Exercise objective
Print the listing from its top line through the line containing "const seriesColors = ['#ff0000', '#008000', '#0000ff'];", nothing more, and leave out the pictures.

Dataset content
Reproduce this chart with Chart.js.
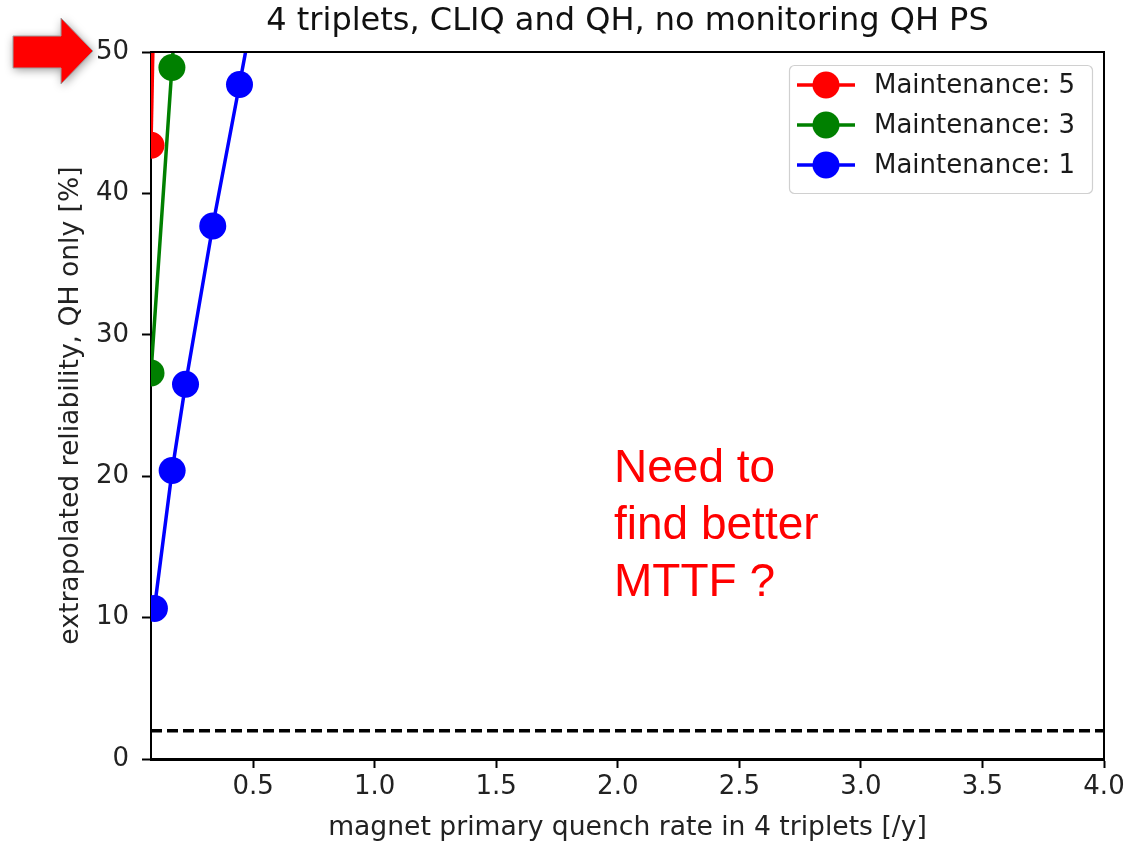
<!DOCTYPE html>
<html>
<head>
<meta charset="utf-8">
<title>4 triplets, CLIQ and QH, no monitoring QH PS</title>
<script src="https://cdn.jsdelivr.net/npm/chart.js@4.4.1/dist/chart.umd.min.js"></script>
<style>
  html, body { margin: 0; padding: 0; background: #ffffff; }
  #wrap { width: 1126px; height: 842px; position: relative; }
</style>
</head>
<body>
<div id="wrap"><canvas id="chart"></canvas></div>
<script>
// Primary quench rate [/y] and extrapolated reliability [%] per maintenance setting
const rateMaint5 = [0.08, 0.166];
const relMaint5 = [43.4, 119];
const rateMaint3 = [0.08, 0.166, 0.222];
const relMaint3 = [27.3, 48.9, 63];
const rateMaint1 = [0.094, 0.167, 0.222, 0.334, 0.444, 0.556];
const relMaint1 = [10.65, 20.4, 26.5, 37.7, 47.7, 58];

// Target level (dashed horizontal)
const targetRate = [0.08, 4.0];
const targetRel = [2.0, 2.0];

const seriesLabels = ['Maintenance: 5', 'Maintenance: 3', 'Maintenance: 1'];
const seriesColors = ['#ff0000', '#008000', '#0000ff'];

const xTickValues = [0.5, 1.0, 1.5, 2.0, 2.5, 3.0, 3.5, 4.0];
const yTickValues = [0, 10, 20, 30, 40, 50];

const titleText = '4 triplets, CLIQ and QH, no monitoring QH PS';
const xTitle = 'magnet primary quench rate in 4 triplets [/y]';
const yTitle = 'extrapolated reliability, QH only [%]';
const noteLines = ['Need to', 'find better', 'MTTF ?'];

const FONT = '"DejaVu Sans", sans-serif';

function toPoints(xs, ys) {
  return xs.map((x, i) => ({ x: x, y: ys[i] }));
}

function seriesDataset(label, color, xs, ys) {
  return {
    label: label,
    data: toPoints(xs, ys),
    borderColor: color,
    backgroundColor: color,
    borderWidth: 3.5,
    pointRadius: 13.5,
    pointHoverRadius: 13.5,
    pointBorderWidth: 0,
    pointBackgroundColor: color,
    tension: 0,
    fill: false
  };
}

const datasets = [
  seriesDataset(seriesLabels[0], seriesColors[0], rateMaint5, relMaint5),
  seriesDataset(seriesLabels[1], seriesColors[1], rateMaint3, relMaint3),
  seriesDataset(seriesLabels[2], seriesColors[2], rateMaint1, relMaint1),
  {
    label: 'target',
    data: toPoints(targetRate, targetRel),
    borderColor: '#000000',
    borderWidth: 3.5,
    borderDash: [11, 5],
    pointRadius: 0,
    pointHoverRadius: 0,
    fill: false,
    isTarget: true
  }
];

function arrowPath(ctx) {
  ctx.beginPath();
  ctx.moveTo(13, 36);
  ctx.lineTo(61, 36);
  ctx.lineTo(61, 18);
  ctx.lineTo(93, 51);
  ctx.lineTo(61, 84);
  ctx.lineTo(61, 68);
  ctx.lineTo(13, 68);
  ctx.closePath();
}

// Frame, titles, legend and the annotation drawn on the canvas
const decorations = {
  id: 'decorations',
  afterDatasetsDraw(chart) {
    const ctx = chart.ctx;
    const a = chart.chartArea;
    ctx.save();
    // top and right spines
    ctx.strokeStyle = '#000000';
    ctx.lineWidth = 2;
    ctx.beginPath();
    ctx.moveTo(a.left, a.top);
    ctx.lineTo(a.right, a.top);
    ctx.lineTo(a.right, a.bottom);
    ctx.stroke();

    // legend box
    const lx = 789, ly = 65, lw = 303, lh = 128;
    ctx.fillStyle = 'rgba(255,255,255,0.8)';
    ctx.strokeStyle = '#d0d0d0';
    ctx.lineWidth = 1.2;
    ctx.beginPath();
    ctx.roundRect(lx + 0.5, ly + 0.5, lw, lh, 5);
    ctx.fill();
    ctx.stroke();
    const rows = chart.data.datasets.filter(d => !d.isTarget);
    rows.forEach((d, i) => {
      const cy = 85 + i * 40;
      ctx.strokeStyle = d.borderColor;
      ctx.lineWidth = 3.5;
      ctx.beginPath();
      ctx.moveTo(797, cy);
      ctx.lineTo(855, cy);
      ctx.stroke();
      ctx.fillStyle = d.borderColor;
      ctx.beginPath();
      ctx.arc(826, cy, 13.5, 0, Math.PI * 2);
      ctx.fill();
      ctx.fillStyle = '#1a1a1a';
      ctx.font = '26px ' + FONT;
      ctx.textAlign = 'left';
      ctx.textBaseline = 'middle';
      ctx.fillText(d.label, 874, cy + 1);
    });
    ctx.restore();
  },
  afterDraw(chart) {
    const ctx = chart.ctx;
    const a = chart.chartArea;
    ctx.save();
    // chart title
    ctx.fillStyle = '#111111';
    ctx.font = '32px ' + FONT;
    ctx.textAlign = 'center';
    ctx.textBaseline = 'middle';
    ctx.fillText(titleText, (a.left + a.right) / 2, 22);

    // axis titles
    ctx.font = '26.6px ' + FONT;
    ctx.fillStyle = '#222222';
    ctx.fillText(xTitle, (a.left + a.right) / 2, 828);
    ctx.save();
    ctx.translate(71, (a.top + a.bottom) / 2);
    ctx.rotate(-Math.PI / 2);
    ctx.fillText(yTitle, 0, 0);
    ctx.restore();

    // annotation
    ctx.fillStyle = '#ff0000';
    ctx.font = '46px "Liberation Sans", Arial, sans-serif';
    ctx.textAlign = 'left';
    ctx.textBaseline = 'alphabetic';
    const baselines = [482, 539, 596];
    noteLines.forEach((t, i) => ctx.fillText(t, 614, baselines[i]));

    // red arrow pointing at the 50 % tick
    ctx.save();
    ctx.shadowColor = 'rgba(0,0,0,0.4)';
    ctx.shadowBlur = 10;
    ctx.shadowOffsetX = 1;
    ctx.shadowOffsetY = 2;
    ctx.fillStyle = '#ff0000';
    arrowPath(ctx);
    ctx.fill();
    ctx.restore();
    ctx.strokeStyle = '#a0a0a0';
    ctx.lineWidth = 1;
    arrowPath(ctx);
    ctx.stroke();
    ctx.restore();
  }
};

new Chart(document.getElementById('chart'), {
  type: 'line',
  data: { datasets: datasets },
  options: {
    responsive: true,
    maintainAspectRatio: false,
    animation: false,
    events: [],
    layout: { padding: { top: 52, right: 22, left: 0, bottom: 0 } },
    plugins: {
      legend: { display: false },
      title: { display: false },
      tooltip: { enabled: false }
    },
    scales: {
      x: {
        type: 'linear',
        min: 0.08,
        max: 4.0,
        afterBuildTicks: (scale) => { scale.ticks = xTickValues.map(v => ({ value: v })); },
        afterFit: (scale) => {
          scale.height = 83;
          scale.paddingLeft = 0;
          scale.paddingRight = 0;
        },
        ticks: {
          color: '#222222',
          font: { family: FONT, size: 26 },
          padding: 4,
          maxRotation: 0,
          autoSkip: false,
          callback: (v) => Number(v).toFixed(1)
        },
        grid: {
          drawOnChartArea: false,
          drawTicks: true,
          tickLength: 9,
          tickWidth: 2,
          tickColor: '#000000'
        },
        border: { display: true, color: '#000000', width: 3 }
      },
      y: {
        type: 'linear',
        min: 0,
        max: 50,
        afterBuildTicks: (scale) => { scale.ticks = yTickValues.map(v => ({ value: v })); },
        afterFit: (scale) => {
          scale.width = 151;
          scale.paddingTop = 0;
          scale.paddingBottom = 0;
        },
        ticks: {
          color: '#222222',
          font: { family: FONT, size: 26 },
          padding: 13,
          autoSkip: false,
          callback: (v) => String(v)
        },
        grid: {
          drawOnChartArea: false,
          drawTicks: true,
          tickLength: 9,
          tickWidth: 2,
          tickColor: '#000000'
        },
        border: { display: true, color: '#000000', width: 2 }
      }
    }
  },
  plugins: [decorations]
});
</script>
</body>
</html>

Reply to the task
Reproduce this chart with Chart.js.
<!DOCTYPE html>
<html>
<head>
<meta charset="utf-8">
<title>4 triplets, CLIQ and QH, no monitoring QH PS</title>
<script src="https://cdn.jsdelivr.net/npm/chart.js@4.4.1/dist/chart.umd.min.js"></script>
<style>
  html, body { margin: 0; padding: 0; background: #ffffff; }
  #wrap { width: 1126px; height: 842px; position: relative; }
</style>
</head>
<body>
<div id="wrap"><canvas id="chart"></canvas></div>
<script>
// Primary quench rate [/y] and extrapolated reliability [%] per maintenance setting
const rateMaint5 = [0.08, 0.166];
const relMaint5 = [43.4, 119];
const rateMaint3 = [0.08, 0.166, 0.222];
const relMaint3 = [27.3, 48.9, 63];
const rateMaint1 = [0.094, 0.167, 0.222, 0.334, 0.444, 0.556];
const relMaint1 = [10.65, 20.4, 26.5, 37.7, 47.7, 58];

// Target level (dashed horizontal)
const targetRate = [0.08, 4.0];
const targetRel = [2.0, 2.0];

const seriesLabels = ['Maintenance: 5', 'Maintenance: 3', 'Maintenance: 1'];
const seriesColors = ['#ff0000', '#008000', '#0000ff'];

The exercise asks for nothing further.